KINDLE LOOMIS is the winner of the 2011
GARDEN CLUB FEDERATION OF MAINE HORTICULTURE SCHOLARSHIP
and a NATIONAL GARDEN CLUBS SCHOLARSHIP
Kindle Loomis will be a 4th year BSc student in September 2011 at the Rubinstein School of Environment and Natural Resources at the University of Vermont in Burlington, VT. She is majoring in Natural Resource Planning with a focus on the important emergent field of Human and Environmental Health, and she is minoring in Community International Development. These interests have led her to take courses such as agricultural ethics, human health and gardening practices, and most recently, a service-learning class, which culminated in travel to Honduras in May 2011. During her time in Honduras, she worked to continue developing a school garden project begun three years ago by former students and to educate local children on a broad array of integrated topics, including nutrition, water systems, sustainable gardening practices and watershed management.

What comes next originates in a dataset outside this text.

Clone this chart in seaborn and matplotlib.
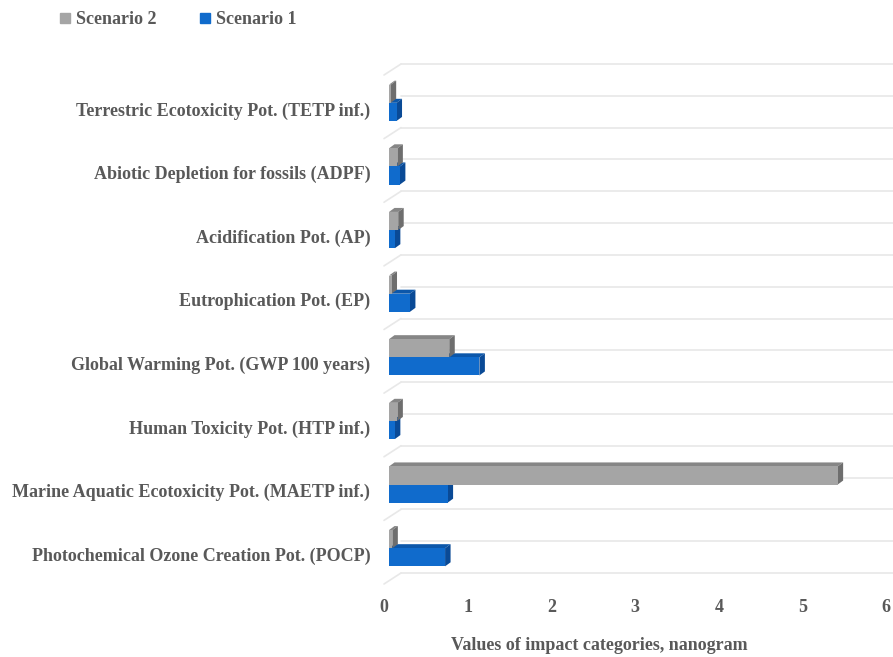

After returning from her service-learning trip, Kindle headed off to Alaska for a one-month research position with a salmon fishing company, but later during the summer of 2011 she will be working with a Burlington organization, New Farms for New Americans. New Farms teaches refugees, who have resettled in the Burlington community, gardening skills as a means of income generation. Volunteers work side by side with refugee women on the farm; and, after harvests, volunteers assist women in selling the produce at farmers’ markets. The project ensures women can support themselves, while also cultivating community amongst themselves, and a connection with the greater community.
In her application Kindle noted that it is “uplifting and inspirational ideals and projects” such as these which “truly motivate me in continuing my course of study.” For her future career path she sees herself potentially working in any one of a number of areas from teaching garden education to elementary school students, to becoming a national park manager in Denali National Park, to working for a non-profit in Haitian relief work. She is enthusiastic about the wide range of job opportunities for which her major will qualify her and committed to the common philosophical thread which connects them--”working with others for the betterment of human society and the environment in which we live.”
The daughter of Kate Unkel and Eric Loomis, Kindle calls East Blue Hill, Maine home and has in the past honed her gardening skills working for Barbara Damrosch and Eliot Coleman at Four Season Farm in Harborside.
Luka Negoita from Bar Harbor, a 4th year College of the Atlantic student, has been named as the 2010-2011 winner of the Garden Club Federation of Maine Horticulture Scholarship, as well as a National Garden Clubs Scholarship and the Nell Goff Scholarship from the St. Croix District of the GCFM.